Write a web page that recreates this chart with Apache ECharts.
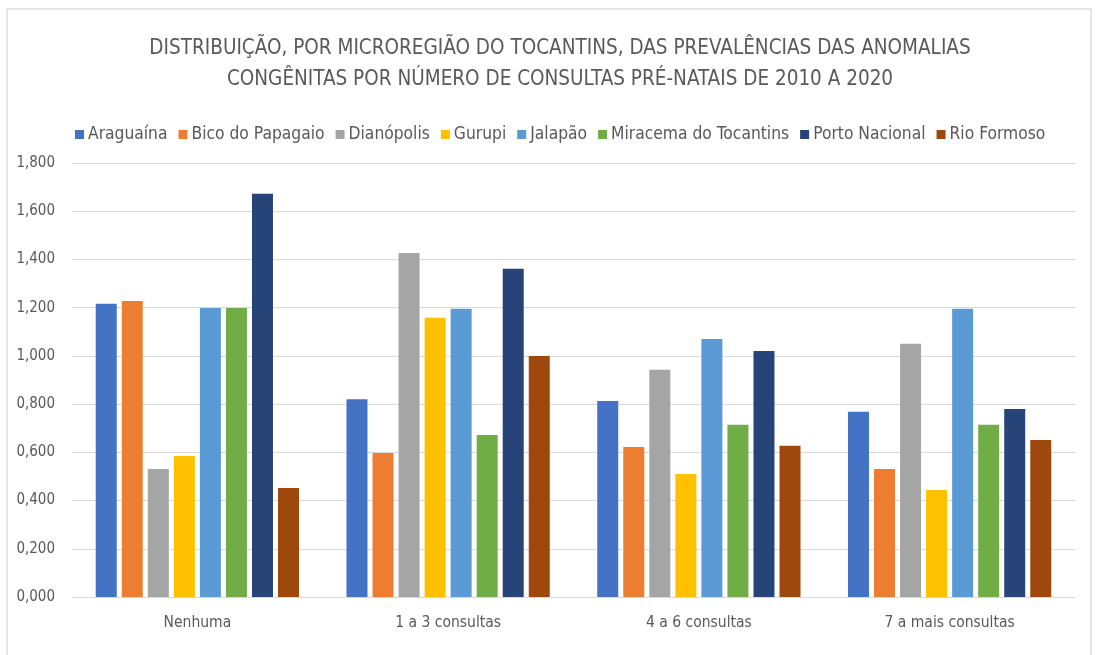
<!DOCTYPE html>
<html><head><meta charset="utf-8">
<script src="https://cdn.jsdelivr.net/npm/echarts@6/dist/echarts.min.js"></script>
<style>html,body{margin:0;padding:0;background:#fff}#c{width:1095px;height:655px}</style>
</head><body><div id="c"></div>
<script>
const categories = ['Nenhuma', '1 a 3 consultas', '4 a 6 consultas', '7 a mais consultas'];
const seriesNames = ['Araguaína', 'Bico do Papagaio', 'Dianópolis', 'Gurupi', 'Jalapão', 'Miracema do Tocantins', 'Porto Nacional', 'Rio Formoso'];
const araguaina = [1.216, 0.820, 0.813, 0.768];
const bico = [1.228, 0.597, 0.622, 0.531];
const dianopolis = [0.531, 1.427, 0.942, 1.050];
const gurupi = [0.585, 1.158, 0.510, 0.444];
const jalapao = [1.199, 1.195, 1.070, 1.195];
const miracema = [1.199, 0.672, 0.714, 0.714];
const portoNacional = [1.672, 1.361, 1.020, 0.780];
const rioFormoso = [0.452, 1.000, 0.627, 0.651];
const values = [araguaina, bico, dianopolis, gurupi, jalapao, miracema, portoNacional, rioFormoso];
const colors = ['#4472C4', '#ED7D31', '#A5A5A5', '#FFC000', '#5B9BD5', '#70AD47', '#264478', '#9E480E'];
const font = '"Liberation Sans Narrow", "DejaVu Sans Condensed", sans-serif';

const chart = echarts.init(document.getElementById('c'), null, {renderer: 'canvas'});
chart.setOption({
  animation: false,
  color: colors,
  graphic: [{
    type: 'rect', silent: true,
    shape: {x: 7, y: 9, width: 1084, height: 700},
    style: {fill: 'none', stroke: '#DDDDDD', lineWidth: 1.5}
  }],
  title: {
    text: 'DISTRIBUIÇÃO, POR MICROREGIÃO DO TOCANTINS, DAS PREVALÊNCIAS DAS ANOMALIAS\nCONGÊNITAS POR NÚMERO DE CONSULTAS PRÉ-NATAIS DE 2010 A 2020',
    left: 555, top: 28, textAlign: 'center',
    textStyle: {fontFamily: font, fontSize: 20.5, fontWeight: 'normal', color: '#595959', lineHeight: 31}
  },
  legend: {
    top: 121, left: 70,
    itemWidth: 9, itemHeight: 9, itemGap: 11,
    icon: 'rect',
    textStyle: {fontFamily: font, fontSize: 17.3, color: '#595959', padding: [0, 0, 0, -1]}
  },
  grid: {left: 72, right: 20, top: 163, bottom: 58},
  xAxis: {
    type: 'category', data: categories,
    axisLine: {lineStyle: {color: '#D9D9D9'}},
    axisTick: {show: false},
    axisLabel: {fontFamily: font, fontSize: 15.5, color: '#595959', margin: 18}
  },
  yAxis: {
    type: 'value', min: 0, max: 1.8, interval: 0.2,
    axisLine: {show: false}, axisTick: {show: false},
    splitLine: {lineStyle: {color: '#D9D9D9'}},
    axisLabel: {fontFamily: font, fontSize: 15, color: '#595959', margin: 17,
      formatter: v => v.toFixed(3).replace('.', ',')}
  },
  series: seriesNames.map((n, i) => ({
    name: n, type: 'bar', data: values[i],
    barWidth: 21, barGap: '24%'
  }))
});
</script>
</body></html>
--
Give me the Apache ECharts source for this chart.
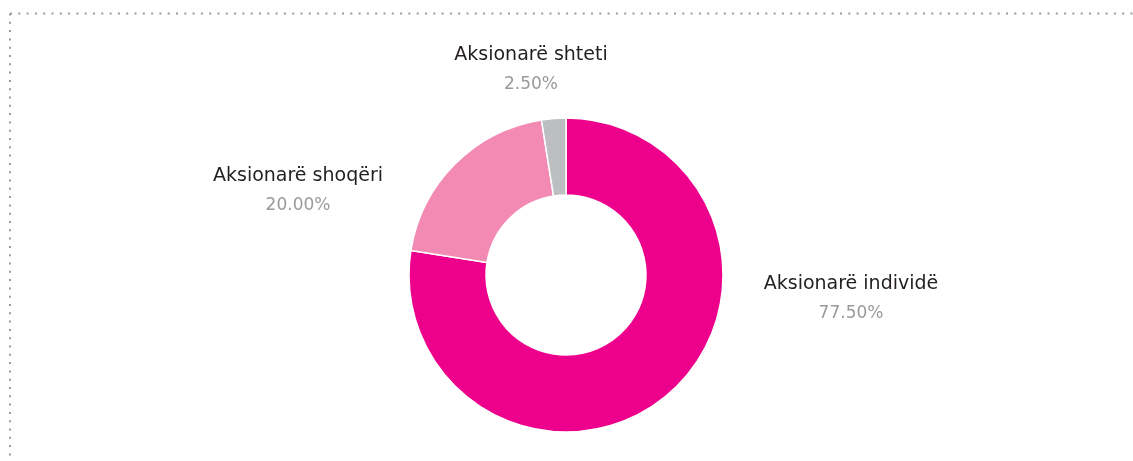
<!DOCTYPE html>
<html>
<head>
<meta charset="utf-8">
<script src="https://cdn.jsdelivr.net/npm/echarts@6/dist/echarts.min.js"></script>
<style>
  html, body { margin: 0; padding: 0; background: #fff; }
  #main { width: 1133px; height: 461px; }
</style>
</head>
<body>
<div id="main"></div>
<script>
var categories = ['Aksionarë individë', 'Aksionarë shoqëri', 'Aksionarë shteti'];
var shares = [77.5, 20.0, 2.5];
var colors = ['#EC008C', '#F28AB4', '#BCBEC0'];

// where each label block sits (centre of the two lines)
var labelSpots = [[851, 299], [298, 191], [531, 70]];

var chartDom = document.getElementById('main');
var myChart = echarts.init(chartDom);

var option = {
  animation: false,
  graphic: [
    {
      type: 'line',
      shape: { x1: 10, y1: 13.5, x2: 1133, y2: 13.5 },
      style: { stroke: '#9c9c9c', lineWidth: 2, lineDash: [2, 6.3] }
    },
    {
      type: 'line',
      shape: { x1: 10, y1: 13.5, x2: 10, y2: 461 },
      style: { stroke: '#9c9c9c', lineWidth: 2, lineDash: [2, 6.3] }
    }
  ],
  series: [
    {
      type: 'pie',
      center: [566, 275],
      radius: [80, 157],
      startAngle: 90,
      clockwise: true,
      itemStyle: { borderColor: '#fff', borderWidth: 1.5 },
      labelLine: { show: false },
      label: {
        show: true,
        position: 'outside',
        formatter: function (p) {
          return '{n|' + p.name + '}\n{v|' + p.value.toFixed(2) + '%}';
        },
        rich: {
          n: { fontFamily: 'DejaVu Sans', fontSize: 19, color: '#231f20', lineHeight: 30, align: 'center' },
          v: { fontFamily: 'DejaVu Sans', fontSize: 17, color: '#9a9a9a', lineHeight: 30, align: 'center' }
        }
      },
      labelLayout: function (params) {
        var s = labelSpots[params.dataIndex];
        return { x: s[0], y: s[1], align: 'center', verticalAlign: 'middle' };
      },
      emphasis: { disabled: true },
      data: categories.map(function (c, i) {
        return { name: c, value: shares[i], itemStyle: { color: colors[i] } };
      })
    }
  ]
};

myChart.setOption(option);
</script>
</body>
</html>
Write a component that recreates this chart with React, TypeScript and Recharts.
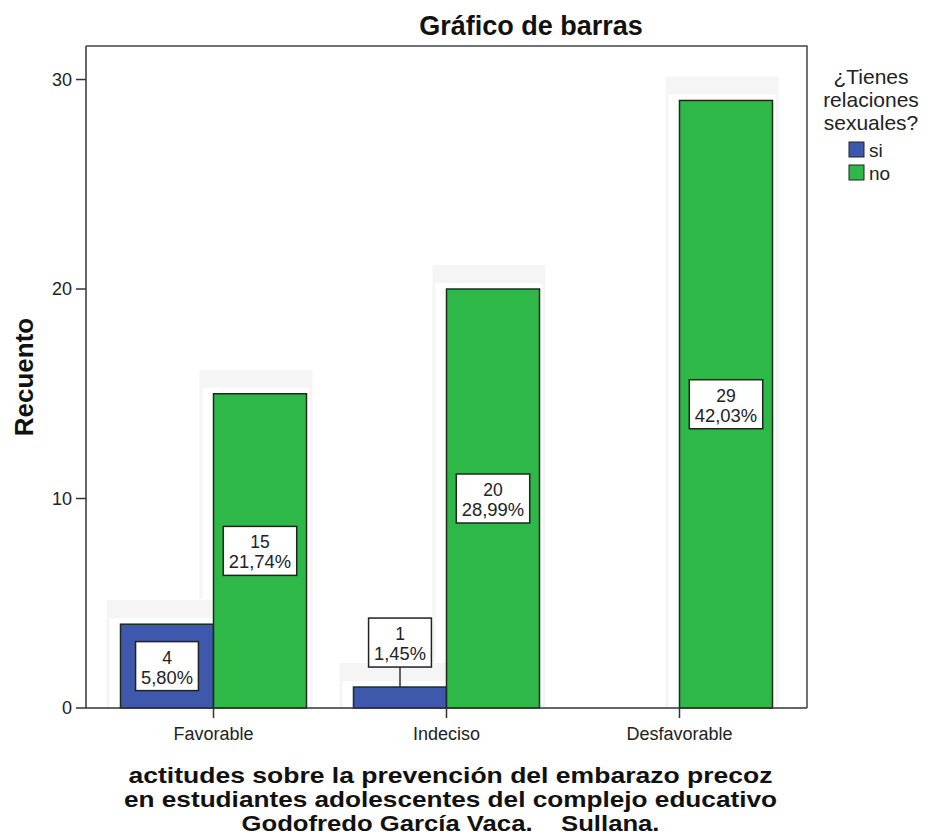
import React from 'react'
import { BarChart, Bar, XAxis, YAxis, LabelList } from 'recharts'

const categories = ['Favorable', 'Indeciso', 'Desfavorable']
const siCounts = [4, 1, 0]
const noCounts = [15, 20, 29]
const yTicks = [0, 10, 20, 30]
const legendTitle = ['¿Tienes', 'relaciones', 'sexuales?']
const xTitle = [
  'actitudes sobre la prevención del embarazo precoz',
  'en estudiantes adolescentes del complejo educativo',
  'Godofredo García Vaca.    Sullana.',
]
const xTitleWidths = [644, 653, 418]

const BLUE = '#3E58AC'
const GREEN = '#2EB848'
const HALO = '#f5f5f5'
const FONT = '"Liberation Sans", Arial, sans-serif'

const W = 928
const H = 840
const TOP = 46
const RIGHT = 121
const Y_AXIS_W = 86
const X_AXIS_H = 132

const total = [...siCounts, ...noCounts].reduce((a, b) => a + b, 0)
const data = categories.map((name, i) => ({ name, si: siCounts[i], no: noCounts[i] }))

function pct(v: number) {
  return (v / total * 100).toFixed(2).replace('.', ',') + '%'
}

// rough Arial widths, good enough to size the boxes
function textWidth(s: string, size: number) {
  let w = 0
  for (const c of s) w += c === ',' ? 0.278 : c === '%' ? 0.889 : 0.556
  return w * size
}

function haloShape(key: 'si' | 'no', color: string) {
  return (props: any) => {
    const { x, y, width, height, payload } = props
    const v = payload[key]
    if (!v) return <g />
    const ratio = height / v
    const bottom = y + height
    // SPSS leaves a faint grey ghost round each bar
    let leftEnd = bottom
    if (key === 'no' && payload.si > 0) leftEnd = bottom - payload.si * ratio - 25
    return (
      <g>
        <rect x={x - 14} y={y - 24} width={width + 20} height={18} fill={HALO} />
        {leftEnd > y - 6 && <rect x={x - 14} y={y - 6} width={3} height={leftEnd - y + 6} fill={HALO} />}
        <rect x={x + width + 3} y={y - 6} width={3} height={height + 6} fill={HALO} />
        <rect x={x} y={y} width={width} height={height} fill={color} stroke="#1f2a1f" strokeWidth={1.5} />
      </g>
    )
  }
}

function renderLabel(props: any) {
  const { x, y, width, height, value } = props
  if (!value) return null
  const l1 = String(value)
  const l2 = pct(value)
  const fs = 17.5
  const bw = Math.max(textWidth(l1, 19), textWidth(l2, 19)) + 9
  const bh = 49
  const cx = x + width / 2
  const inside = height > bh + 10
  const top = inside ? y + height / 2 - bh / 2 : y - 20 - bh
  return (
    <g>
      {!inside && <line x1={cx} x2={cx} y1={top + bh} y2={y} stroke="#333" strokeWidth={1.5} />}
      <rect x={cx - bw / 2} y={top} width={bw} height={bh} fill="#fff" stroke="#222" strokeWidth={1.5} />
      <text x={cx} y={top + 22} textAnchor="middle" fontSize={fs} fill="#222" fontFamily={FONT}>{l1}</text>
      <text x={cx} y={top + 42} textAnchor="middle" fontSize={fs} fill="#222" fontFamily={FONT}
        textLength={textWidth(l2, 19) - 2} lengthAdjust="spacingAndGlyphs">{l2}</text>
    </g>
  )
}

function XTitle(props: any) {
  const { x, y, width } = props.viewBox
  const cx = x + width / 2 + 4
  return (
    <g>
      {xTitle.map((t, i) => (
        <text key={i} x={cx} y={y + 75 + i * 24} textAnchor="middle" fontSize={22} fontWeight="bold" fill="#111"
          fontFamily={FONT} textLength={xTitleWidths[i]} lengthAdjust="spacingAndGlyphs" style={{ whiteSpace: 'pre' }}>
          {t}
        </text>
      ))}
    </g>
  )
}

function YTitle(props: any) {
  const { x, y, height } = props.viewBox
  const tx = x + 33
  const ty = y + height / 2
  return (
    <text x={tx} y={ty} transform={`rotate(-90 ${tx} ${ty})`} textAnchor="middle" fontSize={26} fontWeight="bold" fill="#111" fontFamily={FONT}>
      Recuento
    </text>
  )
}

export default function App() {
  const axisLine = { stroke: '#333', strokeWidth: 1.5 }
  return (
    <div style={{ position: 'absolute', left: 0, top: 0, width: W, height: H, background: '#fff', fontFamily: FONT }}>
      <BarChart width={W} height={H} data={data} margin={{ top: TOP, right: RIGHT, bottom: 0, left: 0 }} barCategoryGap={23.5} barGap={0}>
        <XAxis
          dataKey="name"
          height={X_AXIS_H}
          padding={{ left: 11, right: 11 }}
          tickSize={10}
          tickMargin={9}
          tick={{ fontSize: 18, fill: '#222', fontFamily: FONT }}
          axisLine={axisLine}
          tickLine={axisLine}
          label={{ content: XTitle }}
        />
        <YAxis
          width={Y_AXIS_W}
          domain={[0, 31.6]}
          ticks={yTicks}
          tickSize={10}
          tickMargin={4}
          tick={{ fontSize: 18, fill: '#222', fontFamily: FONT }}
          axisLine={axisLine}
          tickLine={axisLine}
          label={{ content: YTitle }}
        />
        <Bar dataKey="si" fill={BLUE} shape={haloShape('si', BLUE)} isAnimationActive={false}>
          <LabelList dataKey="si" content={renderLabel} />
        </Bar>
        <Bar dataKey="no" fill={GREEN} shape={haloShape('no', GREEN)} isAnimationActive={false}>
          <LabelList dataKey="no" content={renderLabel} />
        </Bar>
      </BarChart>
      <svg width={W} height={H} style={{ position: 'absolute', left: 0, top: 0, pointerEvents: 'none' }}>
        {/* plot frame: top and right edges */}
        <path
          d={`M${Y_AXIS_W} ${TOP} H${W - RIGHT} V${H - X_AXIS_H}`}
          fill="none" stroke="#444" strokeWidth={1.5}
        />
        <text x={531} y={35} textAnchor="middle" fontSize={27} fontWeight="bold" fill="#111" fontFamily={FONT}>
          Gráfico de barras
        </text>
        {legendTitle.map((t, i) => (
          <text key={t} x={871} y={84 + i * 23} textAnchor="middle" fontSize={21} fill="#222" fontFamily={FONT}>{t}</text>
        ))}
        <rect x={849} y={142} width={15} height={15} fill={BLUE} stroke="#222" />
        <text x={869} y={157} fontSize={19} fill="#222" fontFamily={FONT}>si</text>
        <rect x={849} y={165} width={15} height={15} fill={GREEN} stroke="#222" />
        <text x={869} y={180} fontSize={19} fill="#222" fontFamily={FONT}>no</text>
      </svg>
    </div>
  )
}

▶ **SET EXERCISE**: Copy word for word every line from the one with "Give me the" through the one with "var myChart = echarts.init(chartDom);", including both. No pictures belong in the copy.

▶ **ANSWER TO THIS EXERCISE**:
Give me the Apache ECharts source for this chart.
<!DOCTYPE html>
<html>
<head>
<meta charset="utf-8">
<script src="https://cdn.jsdelivr.net/npm/echarts@6/dist/echarts.min.js"></script>
<style>
  html, body { margin: 0; padding: 0; background: #fff; }
  #main { width: 1133px; height: 461px; }
</style>
</head>
<body>
<div id="main"></div>
<script>
var categories = ['Aksionarë individë', 'Aksionarë shoqëri', 'Aksionarë shteti'];
var shares = [77.5, 20.0, 2.5];
var colors = ['#EC008C', '#F28AB4', '#BCBEC0'];

// where each label block sits (centre of the two lines)
var labelSpots = [[851, 299], [298, 191], [531, 70]];

var chartDom = document.getElementById('main');
var myChart = echarts.init(chartDom);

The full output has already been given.